-- START DATA BLOCK --

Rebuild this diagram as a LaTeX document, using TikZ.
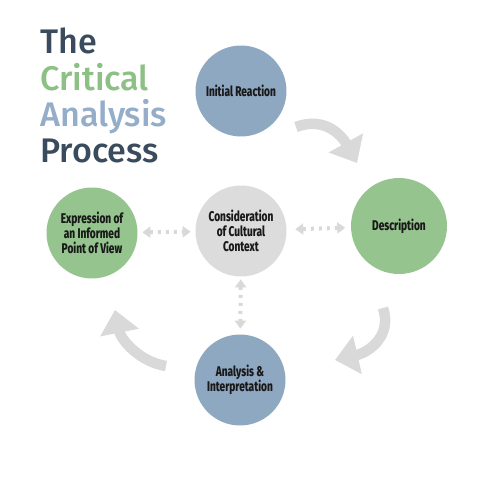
\documentclass[tikz,border=0pt]{standalone}
\usepackage{fontspec}
\usepackage{tikz}
\usetikzlibrary{positioning,arrows.meta}
\newfontfamily\titlefont{Fira Sans}[UprightFont=* Medium]
\newfontfamily\stagefont{Fira Sans}[UprightFont=* ExtraBold, FakeStretch=0.72]
\definecolor{inkdark}{HTML}{394B5C}
\definecolor{leafgreen}{HTML}{96C48F}
\definecolor{slateblue}{HTML}{8FA8C2}
\definecolor{titlegreen}{HTML}{8CC084}
\definecolor{titleblue}{HTML}{94ADC8}
\definecolor{softgray}{HTML}{DCDCDC}
\definecolor{linkgray}{HTML}{D9D9D9}
\tikzset{
  stage/.style   = {circle, minimum size=1.82cm, inner sep=0pt, align=center,
                    font=\stagefont\fontsize{8}{8.6}\selectfont, text=black!90},
  bluestage/.style  = {stage, fill=slateblue},
  greenstage/.style = {stage, fill=leafgreen},
  graystage/.style  = {stage, fill=softgray},
  titleline/.style  = {anchor=base west, inner sep=0pt,
                       font=\titlefont\fontsize{19.4}{19}\selectfont},
  cyclearrow/.style = {draw=linkgray, line width=0.21cm,
                       -{Triangle[length=0.46cm, width=0.76cm]}},
  dotlink/.style    = {draw=linkgray, line width=0.08cm, dash pattern=on 0.06cm off 0.1cm,
                       {Triangle[length=0.16cm, width=0.22cm, sep=0.03cm]}-{Triangle[length=0.16cm, width=0.22cm, sep=0.03cm]}},
}
\begin{document}
\begin{tikzpicture}[x=0.02cm, y=-0.02cm]
  \useasboundingbox[fill=white] (0,0) rectangle (480,480);

  % title
  \node[titleline, text=inkdark]    (tThe)      at (40,53)  {The};
  \node[titleline, text=titlegreen] (tCritical) at (40,90)  {Critical};
  \node[titleline, text=titleblue]  (tAnalysis) at (40,126) {Analysis};
  \node[titleline, text=inkdark]    (tProcess)  at (40,162) {Process};

  % stages
  \node[bluestage]  (initial)  at (241,91)  {Initial Reaction};
  \node[greenstage, minimum size=1.92cm] (descr) at (399,226) {Description};
  \node[graystage]  (context)  at (241,231) {Consideration\\of Cultural\\Context};
  \node[greenstage] (express)  at (92,233)  {Expression of\\an Informed\\Point of View};
  \node[bluestage]  (analysis) at (240,380) {Analysis \&\\Interpretation};

  % cycle arrows
  \coordinate (c1s) at (296,127); \coordinate (c1e) at (357,163);
  \coordinate (c2s) at (383,308); \coordinate (c2e) at (335,360);
  \coordinate (c3s) at (166,366); \coordinate (c3e) at (115,310);
  \draw[cyclearrow] (c1s) .. controls (325,116) and (342,136) .. (c1e);
  \draw[cyclearrow] (c2s) .. controls (392,335) and (370,352) .. (c2e);
  \draw[cyclearrow] (c3s) .. controls (140,362) and (121,340) .. (c3e);

  % links to the context
  \draw[dotlink, shorten <=0.06cm, shorten >=0.06cm] (express) -- (context);
  \draw[dotlink, shorten <=0.14cm, shorten >=0.08cm] (context) -- (descr);
  \draw[dotlink, shorten <=0.02cm, shorten >=0.08cm] (context) -- (analysis);
\end{tikzpicture}
\end{document}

-- END DATA BLOCK --

## GIVEN REQUEST:
Transcribe the listing in full. Omit the pictures and keep every line exact.

## CORRECT OUTPUT:
Rebuild this diagram as a LaTeX document, using TikZ.
\documentclass[tikz,border=0pt]{standalone}
\usepackage{fontspec}
\usepackage{tikz}
\usetikzlibrary{positioning,arrows.meta}
\newfontfamily\titlefont{Fira Sans}[UprightFont=* Medium]
\newfontfamily\stagefont{Fira Sans}[UprightFont=* ExtraBold, FakeStretch=0.72]
\definecolor{inkdark}{HTML}{394B5C}
\definecolor{leafgreen}{HTML}{96C48F}
\definecolor{slateblue}{HTML}{8FA8C2}
\definecolor{titlegreen}{HTML}{8CC084}
\definecolor{titleblue}{HTML}{94ADC8}
\definecolor{softgray}{HTML}{DCDCDC}
\definecolor{linkgray}{HTML}{D9D9D9}
\tikzset{
  stage/.style   = {circle, minimum size=1.82cm, inner sep=0pt, align=center,
                    font=\stagefont\fontsize{8}{8.6}\selectfont, text=black!90},
  bluestage/.style  = {stage, fill=slateblue},
  greenstage/.style = {stage, fill=leafgreen},
  graystage/.style  = {stage, fill=softgray},
  titleline/.style  = {anchor=base west, inner sep=0pt,
                       font=\titlefont\fontsize{19.4}{19}\selectfont},
  cyclearrow/.style = {draw=linkgray, line width=0.21cm,
                       -{Triangle[length=0.46cm, width=0.76cm]}},
  dotlink/.style    = {draw=linkgray, line width=0.08cm, dash pattern=on 0.06cm off 0.1cm,
                       {Triangle[length=0.16cm, width=0.22cm, sep=0.03cm]}-{Triangle[length=0.16cm, width=0.22cm, sep=0.03cm]}},
}
\begin{document}
\begin{tikzpicture}[x=0.02cm, y=-0.02cm]
  \useasboundingbox[fill=white] (0,0) rectangle (480,480);

  % title
  \node[titleline, text=inkdark]    (tThe)      at (40,53)  {The};
  \node[titleline, text=titlegreen] (tCritical) at (40,90)  {Critical};
  \node[titleline, text=titleblue]  (tAnalysis) at (40,126) {Analysis};
  \node[titleline, text=inkdark]    (tProcess)  at (40,162) {Process};

  % stages
  \node[bluestage]  (initial)  at (241,91)  {Initial Reaction};
  \node[greenstage, minimum size=1.92cm] (descr) at (399,226) {Description};
  \node[graystage]  (context)  at (241,231) {Consideration\\of Cultural\\Context};
  \node[greenstage] (express)  at (92,233)  {Expression of\\an Informed\\Point of View};
  \node[bluestage]  (analysis) at (240,380) {Analysis \&\\Interpretation};

  % cycle arrows
  \coordinate (c1s) at (296,127); \coordinate (c1e) at (357,163);
  \coordinate (c2s) at (383,308); \coordinate (c2e) at (335,360);
  \coordinate (c3s) at (166,366); \coordinate (c3e) at (115,310);
  \draw[cyclearrow] (c1s) .. controls (325,116) and (342,136) .. (c1e);
  \draw[cyclearrow] (c2s) .. controls (392,335) and (370,352) .. (c2e);
  \draw[cyclearrow] (c3s) .. controls (140,362) and (121,340) .. (c3e);

  % links to the context
  \draw[dotlink, shorten <=0.06cm, shorten >=0.06cm] (express) -- (context);
  \draw[dotlink, shorten <=0.14cm, shorten >=0.08cm] (context) -- (descr);
  \draw[dotlink, shorten <=0.02cm, shorten >=0.08cm] (context) -- (analysis);
\end{tikzpicture}
\end{document}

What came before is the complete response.